Reports indicate that Atterbury-Muscatatuck, which is a training facility maintained by the State of Indiana and the Department of Defense, is being used by the State Police and the National Guard to engage in simulated raids against marijuana operations. This dastardly alliance between local cops and military forces is reportedly an effort to ensure officers have the “tactical proficiency” required when busting marijuana growers.

Officers participating in this waste of tax dollars believe, despite legalization efforts across the nation, there remains a need for local police agencies to be as skilled as their military counterparts in order to better protect the public from the perils of weed.

Sergeant Lou Perras, a veteran with the Indiana State Police, suggests military training is a way to “bridge the gap between the DOD and non-DOD organizations.”

Perras, who once told reporters that marijuana was the Rodney Dangerfield of illegal drugs – it gets no respect – says defending Indiana residents against the scourge of the cannabis plant is his primary goal, regardless of their cavalier attitude towards the substance.

“People have this attitude, ‘it’s just marijuana,’” Perras told the News and Tribune back in 2010. “That’s a sad misrepresentation of this drug.”

It is perhaps this unwavering rationale that continues to lead the Indiana State Police to spend hundreds of thousands of dollars on combative measures against a plant that experts believe will be legalized nationwide within the next 10 years.

“The National Guard has a unique skill set of assets, and personnel and training,” Perras explained, “so it allows us to gain that knowledge in those assets from the National Guard to better protect our citizens of the state.”

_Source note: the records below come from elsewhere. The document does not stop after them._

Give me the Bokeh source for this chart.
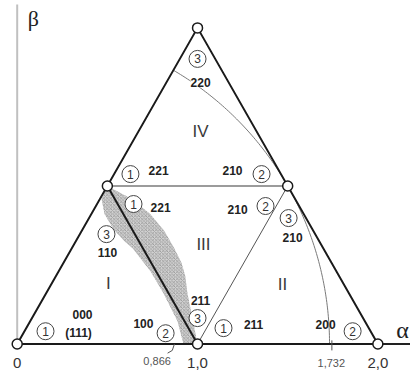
import numpy as np
from bokeh.plotting import figure
from bokeh.models import Range1d, Label
from bokeh.core.properties import value
from bokeh.embed import file_html
from bokeh.resources import INLINE

SQ3 = 1.732
# --- data -------------------------------------------------------------
# outer triangle (α, β)
outer_alpha = [0.0, 2.0, 1.0, 0.0]
outer_beta = [0.0, 0.0, SQ3, 0.0]
# inner triangle vertices: mid-left, mid-right, bottom-middle
mid_alpha = [0.5, 1.5, 1.0]
mid_beta = [SQ3 / 2, SQ3 / 2, 0.0]
# nodes (small open circles)
node_alpha = [0.0, 1.0, 2.0, 1.0, 0.5, 1.5]
node_beta = [0.0, 0.0, 0.0, SQ3, SQ3 / 2, SQ3 / 2]
# arc radius (centred on origin)
arc_radius = 1.732
arc_start_deg = 60
arc_end_deg = 0
# tick values and labels on α axis
tick_values = [0.0, 0.866, 1.0, 1.732, 2.0]
tick_labels = ["0", "0,866", "1,0", "1,732", "2,0"]
# hatched band boundaries
band_left_alpha = [0.5, 0.468, 0.484, 0.534, 0.595, 0.640, 0.739, 0.811, 0.889, 0.922]
band_left_beta = [0.866, 0.794, 0.712, 0.629, 0.563, 0.525, 0.399, 0.278, 0.125, 0.0]
band_right_alpha = [0.5, 0.635, 0.738, 0.816, 0.871, 0.912, 0.932, 0.944, 0.975, 1.0]
band_right_beta = [0.866, 0.794, 0.712, 0.619, 0.525, 0.442, 0.372, 0.278, 0.125, 0.0]
# region names
region_names = ["I", "II", "III", "IV"]
region_alpha = [0.506, 1.471, 1.033, 1.017]
region_beta = [0.329, 0.328, 0.547, 1.167]
# index labels
index_text = ["221", "210", "221", "210", "210", "110", "000", "(111)", "100", "211", "211", "200"]
index_alpha = [0.784, 1.194, 0.795, 1.222, 1.527, 0.501, 0.362, 0.340, 0.700, 1.017, 1.311, 1.710]
index_beta = [0.948, 0.948, 0.750, 0.739, 0.581, 0.504, 0.164, 0.059, 0.114, 0.240, 0.109, 0.109]
# circled numbers
circ_text = ["3", "1", "2", "1", "2", "3", "3", "1", "2", "3", "1", "2"]
circ_alpha = [1.0, 0.628, 1.355, 0.645, 1.377, 1.505, 0.495, 0.157, 0.823, 1.0, 1.144, 1.860]
circ_beta = [1.562, 0.931, 0.931, 0.767, 0.756, 0.690, 0.602, 0.070, 0.059, 0.142, 0.087, 0.070]

# --- figure -----------------------------------------------------------
p = figure(width=410, height=374, output_backend="svg", toolbar_location=None,
           x_range=Range1d(-0.0926, 2.181), y_range=Range1d(-0.167, 1.882),
           x_axis_type=None, y_axis_type=None, min_border=0)
p.grid.visible = False
p.outline_line_color = None
p.background_fill_color = "white"
p.border_fill_color = "white"

# hatched band
band_a = band_left_alpha + band_right_alpha[::-1]
band_b = band_left_beta + band_right_beta[::-1]
p.patch(band_a, band_b, fill_color="#d2d2d2", line_color=None,
        hatch_pattern="x", hatch_color="#8c8c8c", hatch_scale=3.5, hatch_weight=0.7)

# β axis (thin gray vertical) and α axis
p.line([0, 0], [0, 1.86], line_color="#c0c0c0", line_width=2)
p.line([0, 2.181], [0, 0], line_color="#222222", line_width=2)

# arc of radius √3
th = np.radians(np.linspace(arc_start_deg, arc_end_deg, 120))
p.line(arc_radius * np.cos(th), arc_radius * np.sin(th), line_color="#7a7a7a", line_width=1)

# inner lines
p.line([mid_alpha[0], mid_alpha[1]], [mid_beta[0], mid_beta[1]], line_color="#7a7a7a", line_width=1.5)
p.line([mid_alpha[1], mid_alpha[2]], [mid_beta[1], mid_beta[2]], line_color="#555555", line_width=1)
p.line([mid_alpha[0], mid_alpha[2]], [mid_beta[0], mid_beta[2]], line_color="#1a1a1a", line_width=2)

# outer triangle
p.line(outer_alpha, outer_beta, line_color="#1a1a1a", line_width=2)

# tick leaders
p.line([0.834, 0.86, 0.872], [-0.05, -0.035, 0.0], line_color="#555555", line_width=1)
p.line([1.745, 1.745], [0.02, -0.035], line_color="#555555", line_width=1)

# nodes
p.scatter(node_alpha, node_beta, size=10, fill_color="white", line_color="#1a1a1a", line_width=1.5)

# region names
p.text(region_alpha, region_beta, text=region_names, text_font=value("Liberation Sans"),
       text_font_size="17px", text_color="#3a3a3a", text_align="center", text_baseline="middle")

# index labels
p.text(index_alpha, index_beta, text=index_text, text_font=value("Liberation Sans"),
       text_font_style="bold", text_font_size="12px", text_color="#222222",
       text_align="center", text_baseline="middle")
p.add_layout(Label(x=1.017, y=1.431, text="220", text_font="Liberation Sans",
                   text_font_style="bold", text_font_size="12px", text_color="#222222",
                   text_align="center", text_baseline="middle",
                   background_fill_color="white", background_fill_alpha=1.0))

# circled numbers
p.scatter(circ_alpha, circ_beta, size=17, fill_color="white", line_color="#444444", line_width=1)
p.text(circ_alpha, circ_beta, text=circ_text, text_font=value("Liberation Sans"),
       text_font_size="12px", text_color="#333333", text_align="center", text_baseline="middle")

# tick labels
big = [0, 2, 4]
small = [1, 3]
p.text([tick_values[i] for i in big], [-0.102] * 3, text=[tick_labels[i] for i in big],
       text_font=value("Liberation Sans"), text_font_size="15px", text_color="#333333",
       text_align="center", text_baseline="middle")
p.text([tick_values[1] - 0.09, tick_values[3] + 0.01], [-0.094, -0.102],
       text=[tick_labels[i] for i in small], text_font=value("Liberation Sans"),
       text_font_size="11px", text_color="#555555", text_align="center", text_baseline="middle")

# axis names
p.text([2.137], [0.075], text=["α"], text_font=value("Liberation Serif"), text_font_size="24px",
       text_color="#222222", text_align="center", text_baseline="middle")
p.text([0.09], [1.782], text=["β"], text_font=value("Liberation Serif"), text_font_size="22px",
       text_color="#222222", text_align="center", text_baseline="middle")

open("out.html", "w").write(file_html(p, INLINE))
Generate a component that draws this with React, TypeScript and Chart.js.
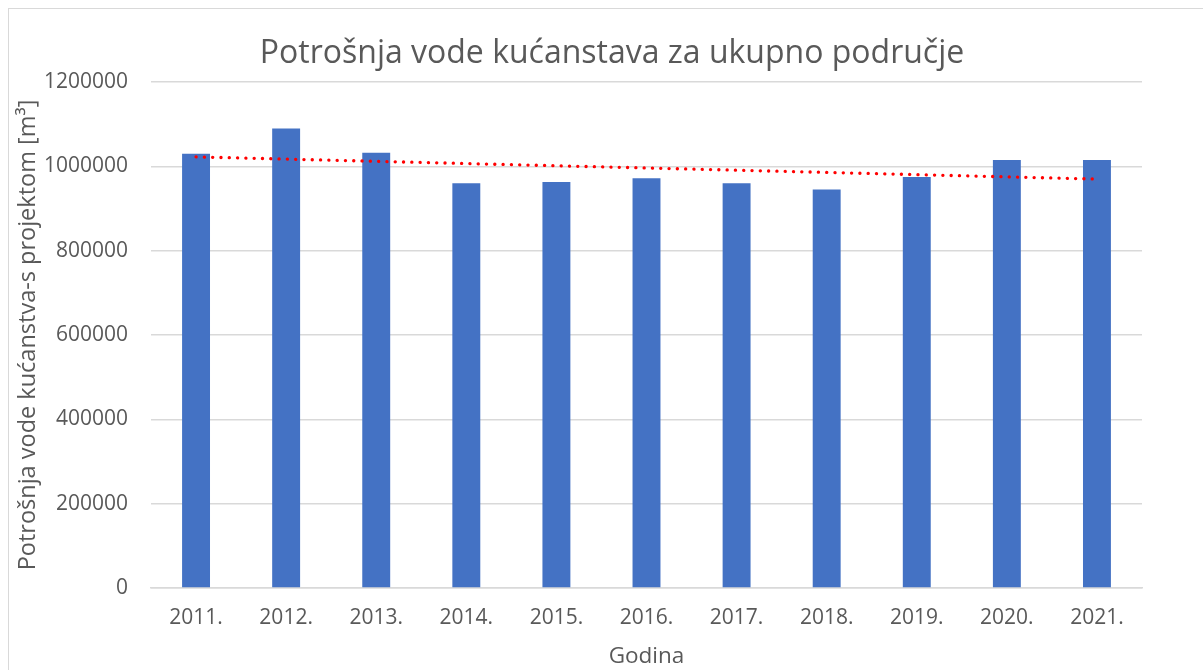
import React, { useEffect, useRef } from "react";
import { Chart, registerables } from "chart.js";

Chart.register(...registerables);

const categories = ["2011.", "2012.", "2013.", "2014.", "2015.", "2016.", "2017.", "2018.", "2019.", "2020.", "2021."];
const consumption = [1030000, 1090000, 1032000, 960000, 963000, 972000, 960000, 945000, 975000, 1015000, 1015000];
const yTicks = [0, 200000, 400000, 600000, 800000, 1000000, 1200000];

const titleText = "Potrošnja vode kućanstava za ukupno područje";
const yTitle = "Potrošnja vode kućanstva-s projektom [m³]";
const xTitle = "Godina";

// Linear (least-squares) trendline, like Excel's trendline
function linearTrend(values: number[]): number[] {
  const n = values.length;
  const mx = (n - 1) / 2;
  const my = values.reduce((a, b) => a + b, 0) / n;
  let sxy = 0;
  let sxx = 0;
  values.forEach((v, i) => {
    sxy += (i - mx) * (v - my);
    sxx += (i - mx) * (i - mx);
  });
  const slope = sxy / sxx;
  return values.map((_, i) => my + slope * (i - mx));
}

const FONT = "'Open Sans', 'Noto Sans', sans-serif";
const TEXT = "#595959";
const GRID = "#d9d9d9";

export default function App() {
  const ref = useRef<HTMLCanvasElement | null>(null);

  useEffect(() => {
    if (!ref.current) return;
    const chart = new Chart(ref.current, {
      type: "bar",
      data: {
        labels: categories,
        datasets: [
          {
            type: "line",
            label: "Trend",
            data: linearTrend(consumption),
            borderColor: "#ff0000",
            borderWidth: 3.3,
            borderDash: [0.1, 8.2],
            borderCapStyle: "round",
            pointRadius: 0,
            fill: false,
            order: 0,
          } as any,
          {
            type: "bar",
            label: "Potrošnja",
            data: consumption,
            backgroundColor: "#4472c4",
            borderWidth: 0,
            categoryPercentage: 1,
            barPercentage: 0.31,
            order: 1,
          },
        ],
      },
      options: {
        animation: false,
        responsive: false,
        maintainAspectRatio: false,
        layout: { padding: { left: 0, right: 0, top: 0, bottom: 0 } },
        plugins: {
          legend: { display: false },
          tooltip: { enabled: false },
          title: {
            display: true,
            text: titleText,
            color: TEXT,
            font: { family: FONT, size: 32, weight: "normal" },
            padding: { top: 26, bottom: 8.6 },
          },
        },
        scales: {
          x: {
            grid: { display: false, drawTicks: false },
            border: { display: true, color: GRID, width: 1.5 },
            ticks: {
              color: TEXT,
              font: { family: FONT, size: 21 },
              padding: 17,
              maxRotation: 0,
            },
            title: {
              display: true,
              text: xTitle,
              color: TEXT,
              font: { family: FONT, size: 22.5 },
              padding: { top: 0, bottom: 0 },
            },
            afterFit: (axis: any) => {
              axis.height = 82;
            },
          },
          y: {
            min: 0,
            max: 1200000,
            afterBuildTicks: (axis: any) => {
              axis.ticks = yTicks.map((v) => ({ value: v }));
            },
            grid: { color: GRID, lineWidth: 1.5, drawTicks: false },
            border: { display: false },
            ticks: {
              color: TEXT,
              font: { family: FONT, size: 21 },
              padding: 23,
              callback: (v: any) => String(v),
            },
            title: {
              display: true,
              text: yTitle,
              color: TEXT,
              font: { family: FONT, size: 23.5 },
              padding: { top: 5, bottom: 0 },
            },
            afterFit: (axis: any) => {
              axis.width = 142;
            },
          },
          // empty right-hand spacer so the title centres like the original
          yRight: {
            position: "right",
            display: true,
            min: 0,
            max: 1,
            grid: { display: false, drawTicks: false },
            border: { display: false },
            ticks: { display: false },
            afterFit: (axis: any) => {
              axis.width = 73;
            },
          },
        },
      },
    });
    return () => chart.destroy();
  }, []);

  return (
    <div
      style={{
        position: "fixed",
        left: 8,
        top: 8,
        width: 1195,
        height: 662,
        overflow: "hidden",
        borderTop: `1px solid ${GRID}`,
        borderLeft: `1px solid ${GRID}`,
        background: "#fff",
      }}
    >
      <canvas ref={ref} width={1206} height={661} style={{ display: "block" }} />
    </div>
  );
}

Some argue, however, that the passing of the Posse Comitatus Act in 1878 technically makes it illegal for military troops to assist in the enforcement of drug war tactics. However, both federal and state governments have managed to sidestep this almost 140 year-old Act with the use of the military services like the National Guard.

Even though the DEA is considered the rock star of American dope enforcement, many citizens are not aware of that state police and National Guard units are working together to fight the drug war on a state level. Most of these operations, however, are part of the cannabis eradication program. But they are, nonetheless, enormous wastes of state tax revenue.